Dr. Engineer dedicated his life to ensuring minority human rights are acknowledged, respected and ensured in a state that while it pledged secularism publicly was not always fully committed to its implementation.

A social reformer who waged a war on theocracy within his Dawoodi Bohra community, Dr. Engineer’s work encompasses diverse areas and includes, among other subjects, the understanding religious violence in India, the role of religion in democratic societies, the role and place of women in Islam, the study of Indian history from a secular, non-sectarian perspective.

(Dawoodi Bohras are Shia Muslims, spread across India. Read about the community here: Dawoodi Bohra)

A prolific writer, Dr. Engineer has authored over 70 books, and has been the recipient of the alternate Nobel Prize in 2004. He started the Centre for Study of Society and Secularism, which has emerged as a premier institution for spreading awareness on secular issues. After his demise last year, the centre is run by Dr. Ram Punyani and Advocate Irfan Engineer.

Last year, the centre published a tribute volume – Striving for Peace and Harmony Tribute Volume for Dr. Asghar Ali Engineer. It contains short tributes by Dr. Engineer’s many associates, friends and admirers. 

The volume is edited by Ram Puniyani and Irfan Engineer. Pickering, Ontario, based artist Farida Ali has done the cover portrait of the book (see image).  

The contributors to the volume include: Ram Puniyani, Irfan Engineer, Vinod Mubayi, Harsh Mander, Hilal Ahmed, Uday Mehta, Shaukat Ajmeri, Javed Anand, Dr. Ranu Jain, Prof. M Hasan, Dr. Ishtiaq Ahmed, Zakia Soman, LS Herdenia, Anand Patwardhan, Sumanto Al Qurtuby, Jyoti Punwani, Swami Agnivesh, Mazher Hussain, Meena Menon, Qutub Jahan, Syed Ali Mujtaba, Pritam K. Rohila, Zahir Janmohammed, Maqbool Ahmed Siraj, Seema Chisti, Zarina Patel, Asad Bin Saif, Farzane Versey, Ramu Ramanathan and Neha Dabhade.

Here’s an extract from the book – a piece by veteran journalist and activist Jyoti Punwani, which encapsulates the sentiments of many who knew the man.

There will never be another Asghar Ali

The political establishment, all the way up to Indira Gandhi and Vajpayee, stood solidly behind the Syedna. Yet, Engineer remained a Reformist throughout, and not just in his personal life. Under his guidance, the Reformists became a force to reckon with, with women at the forefront of the movement. He showed the same courage in openly organizing support for the Shahbano judgement when the Muslim establishment mounted a campaign against it.

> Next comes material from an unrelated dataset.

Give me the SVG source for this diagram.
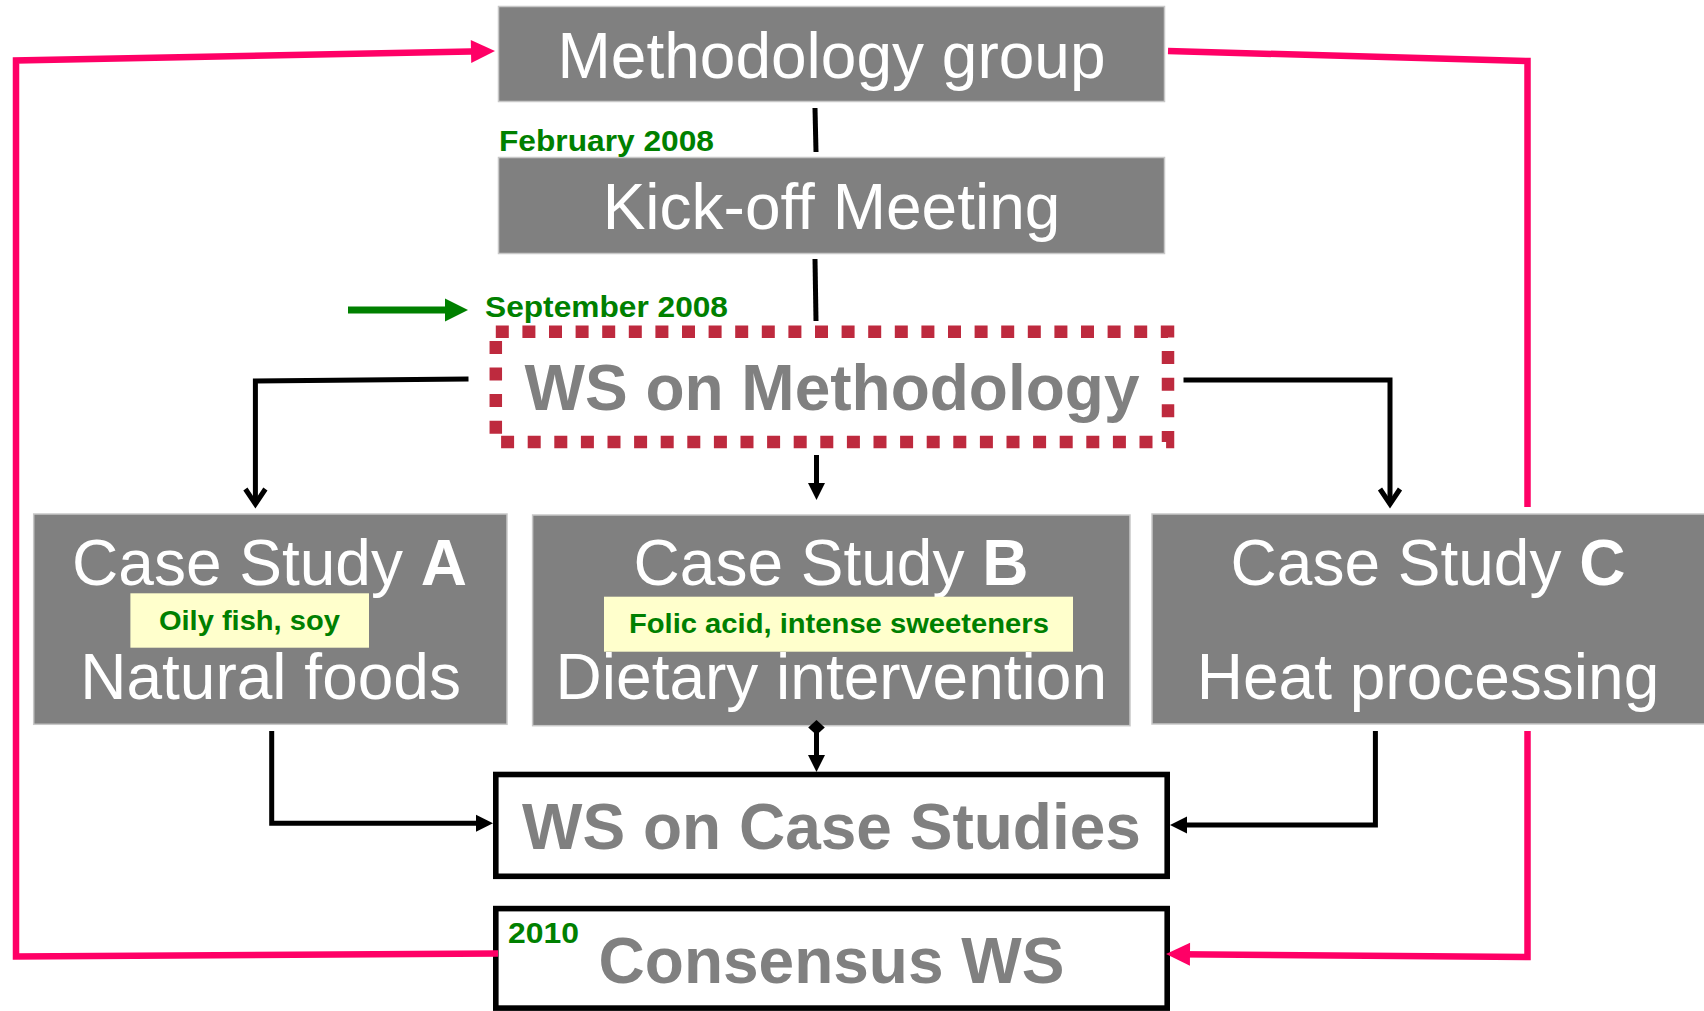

For me, Ashgar Ali Engineer was many things – a fount of knowledge and a guru, yet one so devoid of arrogance that I was able to, over the past 20 years, interact with him as a friend. I first met him as a member of the Committee for the Protection of Democratic Rights, of which he was both founder and vice-president. In the late ‘70s and the early ‘80s, CPDR members used to demonstrate holding placards in a narrow lane across the road from Badri Mahal, Fort – that was as close to the Bohra headquarters as the police would allow us to get, Yes this insignificant bunch of youngsters, led by Engineer and a few other Reformists, would be considered enough of a threat to be stoned by orthodox Bohras. I used to be terrified, but not the much older Engineer.

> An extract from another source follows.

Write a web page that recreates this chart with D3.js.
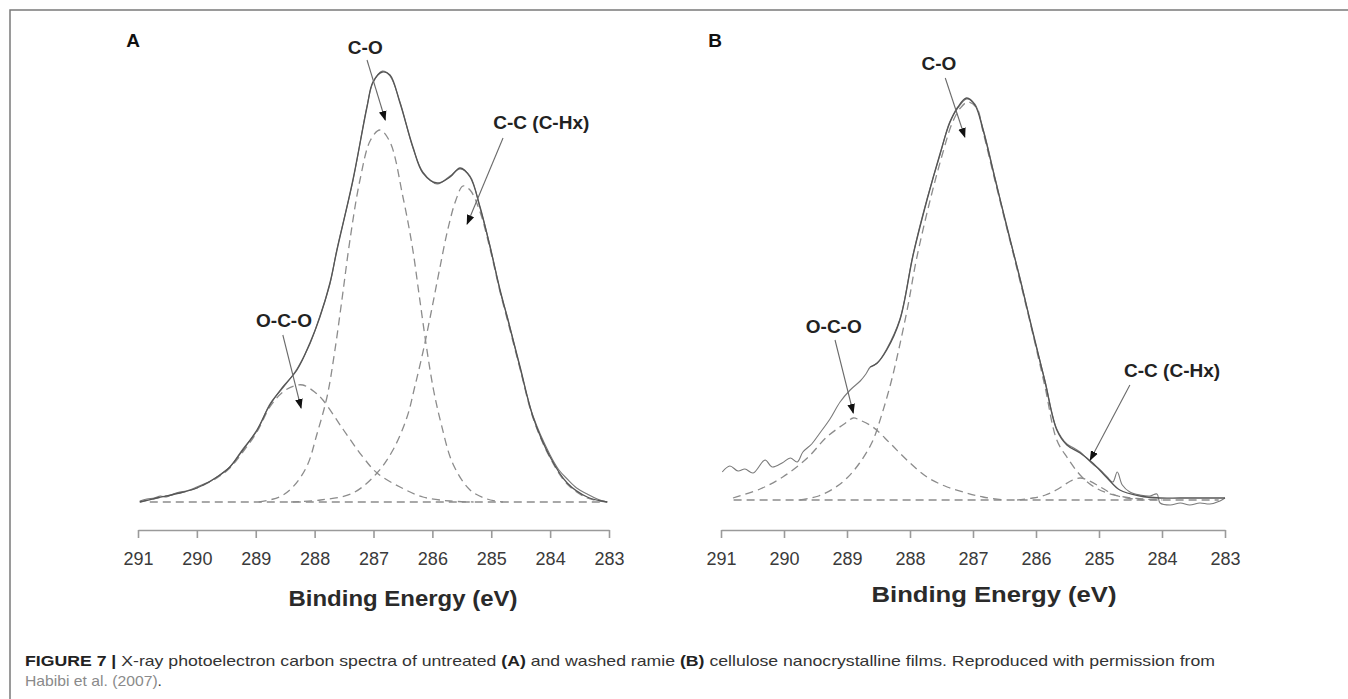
<!DOCTYPE html>
<html>
<head>
<meta charset="utf-8">
<script src="https://cdn.jsdelivr.net/npm/d3@7"></script>
<style>
  body { margin: 0; background: #fff; }
  svg { display: block; font-family: "Liberation Sans", Arial, Helvetica, sans-serif; }
</style>
</head>
<body>
<svg id="fig" width="1348" height="699"></svg>
<script>
// ---- Binding energy axis (eV) ----
const energyTicks = [291, 290, 289, 288, 287, 286, 285, 284, 283];

// ---- Panel A: untreated ramie, C1s spectrum [binding energy (eV), intensity (a.u.)] ----
const aRaw = [
  [290.97, 1], [290.85, 3], [290.72, 4], [290.62, 6], [290.52, 5], [290.40, 8], [290.29, 10],
  [290.18, 11], [290.08, 13], [290.0, 15], [289.88, 18], [289.76, 21], [289.66, 25], [289.44, 35],
  [289.22, 53], [288.98, 71], [288.76, 98], [288.54, 114], [288.30, 133], [288.08, 158], [287.91, 186],
  [287.74, 218], [287.62, 253], [287.35, 321], [287.11, 396], [287.01, 419], [286.85, 431], [286.72, 426],
  [286.55, 400], [286.33, 354], [286.16, 330], [285.92, 318], [285.70, 326], [285.53, 333], [285.36, 326],
  [285.19, 294], [285.02, 256], [284.85, 211], [284.73, 186], [284.51, 134], [284.29, 86], [284.0, 47],
  [283.85, 32], [283.71, 23], [283.55, 14], [283.37, 8], [283.2, 3], [283.03, 0]
];
const aEnvelope = [
  [290.97, 0], [290.68, 4], [290.29, 9], [290.0, 14], [289.66, 25], [289.44, 35], [289.22, 52],
  [288.98, 72], [288.76, 97], [288.54, 115], [288.30, 132], [288.08, 159], [287.91, 185], [287.74, 219],
  [287.62, 252], [287.35, 322], [287.11, 395], [287.01, 420], [286.85, 430], [286.72, 427], [286.55, 399],
  [286.33, 355], [286.16, 329], [285.92, 319], [285.70, 325], [285.53, 334], [285.36, 325], [285.19, 295],
  [285.02, 255], [284.85, 212], [284.73, 185], [284.51, 135], [284.29, 85], [284.0, 45], [283.71, 19],
  [283.37, 5], [283.03, 0]
];
const aOCO = [
  [290.97, 0], [290.68, 4], [290.29, 9], [290.0, 14], [289.66, 24], [289.44, 34], [289.22, 50],
  [288.98, 70], [288.76, 95], [288.54, 110], [288.35, 116], [288.20, 117], [288.0, 110], [287.86, 102],
  [287.52, 73], [287.18, 45], [286.94, 29], [286.55, 15], [286.16, 5], [285.70, 1], [285.3, 0]
];
const aCO = [
  [288.95, 0], [288.6, 5], [288.37, 15], [288.13, 36], [287.96, 68], [287.79, 105], [287.66, 150],
  [287.53, 205], [287.40, 262], [287.23, 322], [287.05, 362], [286.89, 372], [286.72, 360], [286.50, 305],
  [286.34, 255], [286.22, 205], [286.10, 155], [285.98, 112], [285.85, 78], [285.65, 38], [285.36, 12],
  [285.07, 3], [284.8, 0]
];
const aCC = [
  [288.4, 0], [287.9, 2], [287.35, 9], [286.94, 29], [286.67, 52], [286.43, 85], [286.30, 115],
  [286.16, 150], [286.02, 190], [285.88, 232], [285.74, 272], [285.60, 302], [285.48, 316], [285.36, 312],
  [285.19, 290], [285.02, 253], [284.85, 210], [284.73, 183], [284.51, 133], [284.29, 84], [284.0, 44],
  [283.71, 18], [283.37, 4], [283.03, 0]
];
const aBaseline = [[290.8, 0], [283.1, 0]];

// ---- Panel B: washed ramie, C1s spectrum ----
const bRaw = [
  [290.98, 28], [290.86, 34], [290.73, 29], [290.62, 31], [290.49, 27], [290.30, 40], [290.19, 33],
  [290.03, 37], [289.90, 42], [289.79, 38], [289.70, 48], [289.56, 56], [289.43, 67], [289.27, 81],
  [289.11, 98], [288.95, 110], [288.79, 119], [288.70, 126], [288.63, 133], [288.52, 137], [288.37, 151],
  [288.16, 181], [287.95, 246], [287.73, 301], [287.52, 346], [287.37, 378], [287.24, 392], [287.10, 401],
  [286.97, 396], [286.84, 371], [286.65, 322], [286.46, 272], [286.25, 221], [286.05, 167], [285.86, 120],
  [285.67, 71], [285.51, 56], [285.40, 52], [285.30, 48], [285.20, 42], [285.10, 36], [284.98, 30],
  [284.87, 23], [284.78, 18], [284.71, 28], [284.63, 15], [284.51, 8], [284.35, 5], [284.19, 4],
  [284.08, 6], [284.03, -3], [283.87, -5], [283.71, -3], [283.56, -5], [283.40, -3], [283.24, -4],
  [283.08, -1], [283.0, 2]
];
const bEnvelope = [
  [288.63, 133], [288.52, 137], [288.37, 150],
  [288.16, 180], [287.95, 245], [287.73, 300], [287.52, 347], [287.37, 377], [287.24, 393], [287.10, 402],
  [286.97, 395], [286.84, 370], [286.65, 321], [286.46, 273], [286.25, 220], [286.05, 168], [285.86, 119],
  [285.67, 70], [285.51, 55], [285.30, 47], [285.10, 37], [284.87, 22], [284.67, 10], [284.35, 4],
  [284.03, 2], [283.71, 2], [283.0, 2]
];
const bOCO = [
  [290.81, 2], [290.38, 11], [290.02, 23], [289.63, 42], [289.32, 63], [289.0, 78], [288.9, 82],
  [288.80, 80], [288.59, 73], [288.32, 57], [288.05, 40], [287.73, 23], [287.41, 13], [287.10, 7],
  [286.84, 3], [286.5, 0]
];
const bCO = [
  [289.75, 0], [289.45, 4], [289.2, 12], [289.0, 22], [288.8, 37], [288.6, 58], [288.45, 85],
  [288.3, 118], [288.18, 150], [288.03, 195], [287.9, 240], [287.68, 300], [287.48, 347], [287.33, 377],
  [287.2, 392], [287.08, 398], [286.94, 392], [286.84, 368], [286.65, 319], [286.46, 271], [286.25, 218],
  [286.05, 166], [285.86, 114], [285.67, 60], [285.5, 42], [285.3, 25], [285.1, 14], [284.87, 7],
  [284.6, 3], [284.3, 1], [284.0, 0]
];
const bCC = [
  [286.3, 0], [286.05, 2], [285.85, 5], [285.65, 11], [285.45, 19], [285.3, 22], [285.15, 19],
  [284.95, 12], [284.75, 5], [284.55, 2], [284.3, 0]
];
const bBaseline = [[290.8, 0], [283.1, 0]];

// ---- Peak assignments: label, arrow tail and arrow tip in [eV, intensity] ----
const aLabels = ["C-O", "C-C (C-Hx)", "O-C-O"];
const aLabelAt = [[287.14, 455], [284.15, 380], [288.52, 182]];
const aTailAt  = [[287.11, 442], [284.80, 364], [288.54, 167]];
const aTipAt   = [[286.80, 382], [285.41, 278], [288.23, 94]];

const bLabels = ["C-O", "O-C-O", "C-C (C-Hx)"];
const bLabelAt = [[287.54, 437], [289.21, 174], [283.84, 130]];
const bTailAt  = [[287.44, 422], [289.19, 160], [284.51, 115]];
const bTipAt   = [[287.13, 363], [288.90, 87], [285.14, 40]];

// ---- Figure caption ----
const captionLine1 = [
  { t: "FIGURE 7 | ", bold: true },
  { t: "X-ray photoelectron carbon spectra of untreated ", bold: false },
  { t: "(A)", bold: true },
  { t: " and washed ramie ", bold: false },
  { t: "(B)", bold: true },
  { t: " cellulose nanocrystalline films. Reproduced with permission from", bold: false }
];
const captionLine2 = "Habibi et al. (2007)";

// ================= drawing =================
const svg = d3.select("#fig");
svg.append("rect").attr("width", 1348).attr("height", 699).attr("fill", "#fff");

// frame (top and left rules)
svg.append("path")
  .attr("d", "M10,699 V10 H1348")
  .attr("fill", "none").attr("stroke", "#7a7a7a").attr("stroke-width", 1.5);

// arrowhead
svg.append("defs").append("marker")
  .attr("id", "head").attr("viewBox", "0 0 10 10")
  .attr("refX", 9).attr("refY", 5)
  .attr("markerWidth", 10).attr("markerHeight", 10)
  .attr("markerUnits", "userSpaceOnUse")
  .attr("orient", "auto")
  .append("path").attr("d", "M0,1.2 L10,5 L0,8.8 Z").attr("fill", "#111");

const panels = [
  {
    letter: "A", letterX: 133, x0: 138, x1: 609, yBase: 502, yTop: 72, iTop: 430,
    axisY: 530, titleX: 403, titleY: 598, titleW: 229,
    raw: aRaw, env: aEnvelope, comps: [aOCO, aCO, aCC], baseline: aBaseline,
    labels: aLabels, labelAt: aLabelAt, tailAt: aTailAt, tipAt: aTipAt
  },
  {
    letter: "B", letterX: 715, x0: 721, x1: 1225, yBase: 500, yTop: 98, iTop: 402,
    axisY: 530, titleX: 994, titleY: 594, titleW: 245,
    raw: bRaw, env: bEnvelope, comps: [bOCO, bCO, bCC], baseline: bBaseline,
    labels: bLabels, labelAt: bLabelAt, tailAt: bTailAt, tipAt: bTipAt
  }
];

panels.forEach(p => {
  const x = d3.scaleLinear().domain([291, 283]).range([p.x0, p.x1]);
  const y = d3.scaleLinear().domain([0, p.iTop]).range([p.yBase, p.yTop]);
  const g = svg.append("g");

  const smooth = d3.line().x(d => x(d[0])).y(d => y(d[1])).curve(d3.curveCatmullRom.alpha(0.5));

  // background line and fitted components (dashed)
  g.append("path").datum(p.baseline).attr("d", smooth)
    .attr("fill", "none").attr("stroke", "#8c8c8c").attr("stroke-width", 1.3)
    .attr("stroke-dasharray", "8,5");
  p.comps.forEach(c => {
    g.append("path").datum(c).attr("d", smooth)
      .attr("fill", "none").attr("stroke", "#8c8c8c").attr("stroke-width", 1.3)
      .attr("stroke-dasharray", "8,5");
  });

  // measured spectrum and fitted envelope
  g.append("path").datum(p.raw).attr("d", smooth)
    .attr("fill", "none").attr("stroke", "#7a7a7a").attr("stroke-width", 1.1);
  g.append("path").datum(p.env).attr("d", smooth)
    .attr("fill", "none").attr("stroke", "#555").attr("stroke-width", 1.3);

  // axis
  const axis = d3.axisBottom(x).tickValues(energyTicks).tickSize(8).tickSizeOuter(0).tickPadding(14)
    .tickFormat(d3.format("d"));
  const ax = g.append("g").attr("transform", `translate(0,${p.axisY})`).call(axis);
  ax.select(".domain").attr("stroke", "#9a9a9a").attr("stroke-width", 1.6);
  ax.selectAll(".tick line").attr("stroke", "#9a9a9a").attr("stroke-width", 1.6);
  ax.selectAll(".tick text").attr("fill", "#3a3a3a")
    .style("font-size", "18px").style("font-family", "'Liberation Sans', Arial, sans-serif");

  g.append("text").text("Binding Energy (eV)")
    .attr("x", p.titleX).attr("y", p.titleY).attr("dy", "0.36em")
    .attr("text-anchor", "middle").attr("font-weight", "bold").attr("font-size", 22)
    .attr("fill", "#2a2a2a")
    .attr("textLength", p.titleW).attr("lengthAdjust", "spacingAndGlyphs");

  // panel letter
  svg.append("text").text(p.letter)
    .attr("x", p.letterX).attr("y", 40).attr("dy", "0.36em")
    .attr("text-anchor", "middle").attr("font-weight", "bold").attr("font-size", 19)
    .attr("fill", "#111");

  // peak assignments
  p.labels.forEach((lab, i) => {
    g.append("text").text(lab)
      .attr("x", x(p.labelAt[i][0])).attr("y", y(p.labelAt[i][1])).attr("dy", "0.36em")
      .attr("text-anchor", "middle").attr("font-weight", "bold").attr("font-size", 19)
      .attr("fill", "#222");
    g.append("line")
      .attr("x1", x(p.tailAt[i][0])).attr("y1", y(p.tailAt[i][1]))
      .attr("x2", x(p.tipAt[i][0])).attr("y2", y(p.tipAt[i][1]))
      .attr("stroke", "#6a6a6a").attr("stroke-width", 1.1)
      .attr("marker-end", "url(#head)");
  });
});

// caption
const cap1 = svg.append("text").attr("x", 25).attr("y", 666)
  .attr("font-size", 15).attr("fill", "#333");
captionLine1.forEach(s => {
  cap1.append("tspan").text(s.t)
    .attr("font-weight", s.bold ? "bold" : "normal")
    .attr("fill", s.bold ? "#222" : "#333");
});
cap1.attr("textLength", 1190).attr("lengthAdjust", "spacingAndGlyphs");

const cap2 = svg.append("text").attr("x", 25).attr("y", 686).attr("font-size", 15);
cap2.append("tspan").text(captionLine2).attr("fill", "#8a8a8a");
cap2.append("tspan").text(".").attr("fill", "#333");
cap2.attr("textLength", 137).attr("lengthAdjust", "spacingAndGlyphs");
</script>
</body>
</html>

As a novice in journalism, I turned to Engineer for everything concerning Muslims – be it history, the freedom movement, communal politics. Always ready to share his immense knowledge, he never grew impatient at my endless questions. I would interview others too, but no one had his rounded, secular, yet scholarly perspective.

In 1984, after seeing the partisan conduct of the police towards the Shiv Sena, during the riots that broke out in Bhiwandi, Thane and Mumbai, I told him I supported those young Muslims who felt revenge was the only solution. “No, never,” was his immediate response. “Revenge will only set off an endless cycle of violence, which will help no one, Muslims least of all.”

His way was to change minds. But that will take forever, I replied. Yes that’s what he never stopped trying to do through his writings and interactions with youngsters, policemen and IAS trainees. Every communal riot was investigated by him personally, or by his team, to trace the root causes, for as he said, religion was not the cause of conflict, its political use was.